The spending problem
Each time we hear about budget projections, the news is worse. The state is taking in less revenue, so that means more budget cuts. For the big-spending crowd, the response to this news is to call for tax increases. But the reality is that Nevada's budget revenue problem has little to do with either revenue or the tax structure.
The need for budget cuts has arisen primarily because our government spent way too much during more robust economic times, committing future spending to programs it could not afford.
This can be proven by examining what would have occurred had the state limited its budgetary growth, as most Nevadans desired, to the rate of population growth plus inflation. This method allows us to grant the state the same amount of funding per-person and control for economic factors.

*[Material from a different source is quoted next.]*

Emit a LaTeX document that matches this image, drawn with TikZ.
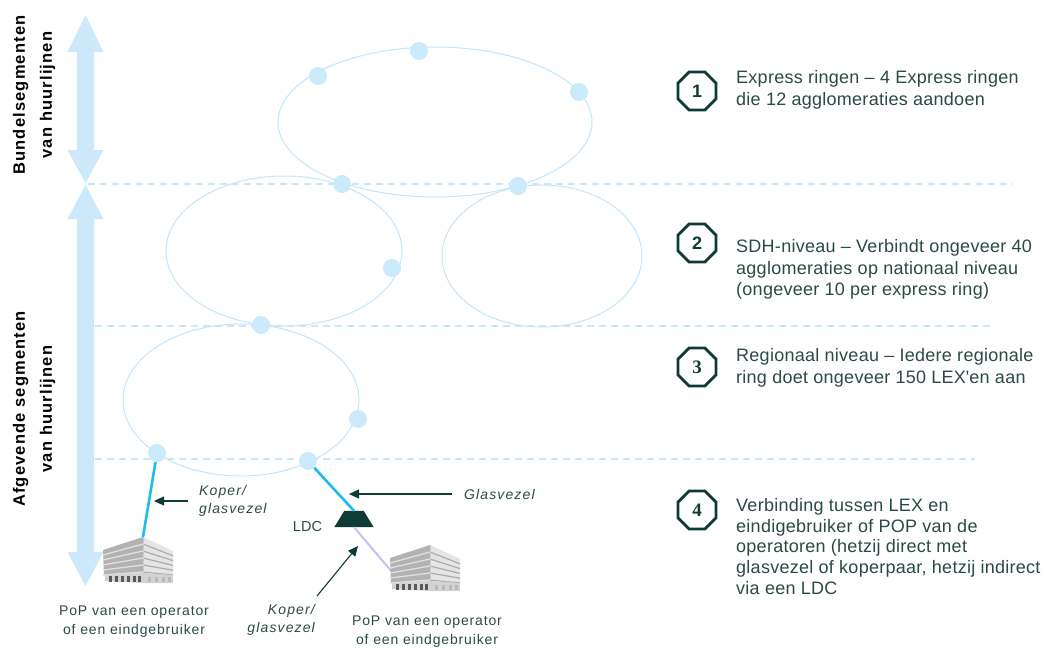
\documentclass[tikz,border=0pt]{standalone}
\usepackage{fontspec}
\setmainfont{Liberation Sans}
\newfontfamily\serifnum{Liberation Serif}
\usetikzlibrary{shapes.geometric,arrows.meta}
\definecolor{ringblue}{HTML}{C4E5FA}
\definecolor{dotblue}{HTML}{CBEAFC}
\definecolor{arrowblue}{HTML}{CCE9FB}
\definecolor{dashblue}{HTML}{C9E7F9}
\definecolor{cable}{HTML}{1CBDEE}
\definecolor{lav}{HTML}{C3C3F2}
\definecolor{darkteal}{HTML}{0E3B36}
\definecolor{txt}{HTML}{2A4A47}
\tikzset{
  ring/.style={draw=ringblue, line width=1pt},
  dashline/.style={draw=dashblue, line width=1.2pt, dash pattern=on 7pt off 5pt},
  dot/.style={circle, fill=dotblue, minimum size=18pt, inner sep=0pt},
  cablestyle/.style={draw=cable, line width=2.6pt},
  lavstyle/.style={draw=lav, line width=2pt},
  bigarrow/.style={fill=arrowblue},
  sidelabel/.style={rotate=90, align=center, text=black,
    font=\bfseries\fontsize{16.5}{27}\selectfont\addfontfeature{LetterSpace=7}},
  octa/.style={regular polygon, regular polygon sides=8, minimum size=41pt,
    draw=darkteal, line width=2.8pt, fill=white, inner sep=0pt, text=darkteal,
    font=\bfseries\fontsize{18}{18}\selectfont},
  desc/.style={anchor=base west, align=left, inner sep=0pt, text=txt,
    font=\fontsize{18}{21.5}\selectfont\addfontfeature{LetterSpace=1.5}},
  poplabel/.style={align=center, inner sep=0pt, text=txt,
    font=\fontsize{14}{19}\selectfont\addfontfeature{LetterSpace=6}},
  itlabel/.style={inner sep=0pt, text=txt,
    font=\itshape\fontsize{14}{18}\selectfont\addfontfeature{LetterSpace=8}},
  pointer/.style={draw=darkteal, line width=1.1pt, -{Triangle[length=10pt,width=9pt]}},
  ldcbox/.style={minimum width=39pt, minimum height=16pt, inner sep=0pt},
  building/.pic={
    \fill[gray!60] (0,13) -- (40,0) -- (40,36) -- (1,38) -- cycle;
    \fill[gray!20] (40,0) -- (70,14) -- (70,38) -- (40,36) -- cycle;
    \foreach \i in {1,...,5}{
      \pgfmathsetmacro\lya{13+5*\i}
      \pgfmathsetmacro\lyb{7*\i}
      \pgfmathsetmacro\lyc{14+4.8*\i}
      \draw[white!75!gray, line width=1.3pt] (0,\lya) -- (40,\lyb);
      \draw[gray!65, line width=1.2pt] (40,\lyb) -- (70,\lyc);
    }
    \draw[gray!40, line width=0.8pt] (40,0) -- (40,36);
    \fill[gray!35] (2,38) -- (40,36) -- (70,38) -- (70,46) -- (40,46) -- (2,44) -- cycle;
    \foreach \x in {6,12,18,24,30,35}{
      \fill[gray!70!black] (\x,39) rectangle (\x+3,45);
    }
    \foreach \x in {45,52,59,65}{
      \fill[gray!55] (\x,40) rectangle (\x+3,45);
    }
    \coordinate (-top) at (40,0);
    \coordinate (-left) at (1,27);
  }
}
\begin{document}
\begin{tikzpicture}[x=1pt,y=-1pt]
\useasboundingbox (0,0) rectangle (1045,648);
\fill[white] (0,0) rectangle (1045,648);

% dashed level lines
\draw[dashline] (88,184) -- (1013,184);
\draw[dashline] (95,326) -- (995,326);
\draw[dashline] (95,459) -- (975,459);

% big double arrows on the left
\fill[bigarrow] (85.5,15) -- (103.5,52) -- (94,52) -- (94,150) -- (103.5,150)
  -- (85.5,183) -- (67.5,150) -- (77,150) -- (77,52) -- (67.5,52) -- cycle;
\fill[bigarrow] (85.5,185) -- (103.5,219) -- (94,219) -- (94,552) -- (103.5,552)
  -- (85.5,586) -- (67.5,552) -- (77,552) -- (77,219) -- (67.5,219) -- cycle;

\node[sidelabel] (seg1) at (34,95) {Bundelsegmenten\\van huurlijnen};
\node[sidelabel] (seg2) at (34,409) {Afgevende segmenten\\van huurlijnen};

% rings
\draw[ring] (435,122) ellipse [x radius=157, y radius=75];
\draw[ring] (284,251) ellipse [x radius=118, y radius=75];
\draw[ring] (542,256) ellipse [x radius=100, y radius=71];
\draw[ring] (241,400) ellipse [x radius=118, y radius=76];

% ring nodes
\node[dot] (d1) at (419,51) {};
\node[dot] (d2) at (318,76) {};
\node[dot] (d3) at (579,92) {};
\node[dot] (d4) at (342,184) {};
\node[dot] (d5) at (518,186) {};
\node[dot] (d6) at (392,268) {};
\node[dot] (d7) at (261,325) {};
\node[dot] (d8) at (358,419) {};
\node[dot] (d9) at (157,453) {};
\node[dot] (d10) at (308,461) {};

% LDC and buildings
\node[ldcbox] (ldc) at (354,519) {};
\fill[darkteal] (ldc.south west) -- (ldc.south east) -- ([xshift=-10pt]ldc.north east)
  -- ([xshift=10pt]ldc.north west) -- cycle;
\coordinate (lavend) at (392,572);
\draw[lavstyle] (ldc.south) -- (lavend);
\pic (b1) at (103,537) {building};
\pic (b2) at (390,545) {building};

% cables
\draw[cablestyle] (d9) -- (b1-top);
\draw[cablestyle] (d10) -- (ldc.north);

% labels
\node[font=\fontsize{14.5}{14.5}\selectfont, text=txt] (ldclab) at (307.5,527) {LDC};
\node[itlabel, align=left, anchor=west] (kg1) at (199,501) {Koper/\\glasvezel};
\node[itlabel, anchor=west] (gv) at (464,494) {Glasvezel};
\node[itlabel, align=right, anchor=east] (kg2) at (315,620) {Koper/\\glasvezel};
\node[poplabel] (p1) at (134,622) {PoP van een operator\\of een eindgebruiker};
\node[poplabel] (p2) at (427,632) {PoP van een operator\\of een eindgebruiker};

% pointer arrows
\coordinate (a1s) at (188,501); \coordinate (a1e) at (154,501);
\coordinate (a2s) at (452,494); \coordinate (a2e) at (349,494);
\coordinate (a3s) at (317,596); \coordinate (a3e) at (358,546);
\draw[pointer] (a1s) -- (a1e);
\draw[pointer] (a2s) -- (a2e);
\draw[pointer] (a3s) -- (a3e);

% legend
\node[octa] (n1) at (697,91) {1};
\node[octa] (n2) at (697,243) {2};
\node[octa, font=\serifnum\bfseries\fontsize{19}{19}\selectfont] (n3) at (697,367) {3};
\node[octa, font=\serifnum\bfseries\fontsize{19}{19}\selectfont] (n4) at (697,510) {4};

% (base anchor = baseline of the last line)
\node[desc] (t1) at (736,105) {Express ringen – 4 Express ringen\\die 12 agglomeraties aandoen};
\node[desc] (t2) at (736,295.5) {SDH-niveau – Verbindt ongeveer 40\\agglomeraties op nationaal niveau\\(ongeveer 10 per express ring)};
\node[desc] (t3) at (736,383) {Regionaal niveau – Iedere regionale\\ring doet ongeveer 150 LEX\textquotesingle en aan};
\node[desc, font=\fontsize{18}{20.8}\selectfont\addfontfeature{LetterSpace=1.5}] (t4) at (736,594.5) {Verbinding tussen LEX en\\eindigebruiker of POP van de\\operatoren (hetzij direct met\\glasvezel of koperpaar, hetzij indirect\\via een LDC};
\end{tikzpicture}
\end{document}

If the state had adhered to such limits with FY 2004 general fund budget – increasing by inflation plus population growth instead of the 31.7% – just $16 million in budget cuts would have been needed in FY 2007-2008, with cuts of $472 million in FY 2008-2009.
Rather than $1.2 billion cut from its biennial budget, Nevada would have faced less than $500 million in cuts, for the state would not have spent and committed more than its actual resources. In other words, over half the budget-cutting resulted from spending beyond the state's natural rate of growth.
If the State of Nevada had limited its spending increases, taxpayers would have had an extra $2.1 billion to spend themselves from 2004-2007 – money that would have helped generate jobs, diversify the economy and soften the blow when the global economy soured. A portion could have been committed to a rainy day fund, possibly eliminating the need for budget cuts altogether.
Anyway you slice it, any plan to stop Nevada's boom-and-bust cycle of government revenue must include spending limits.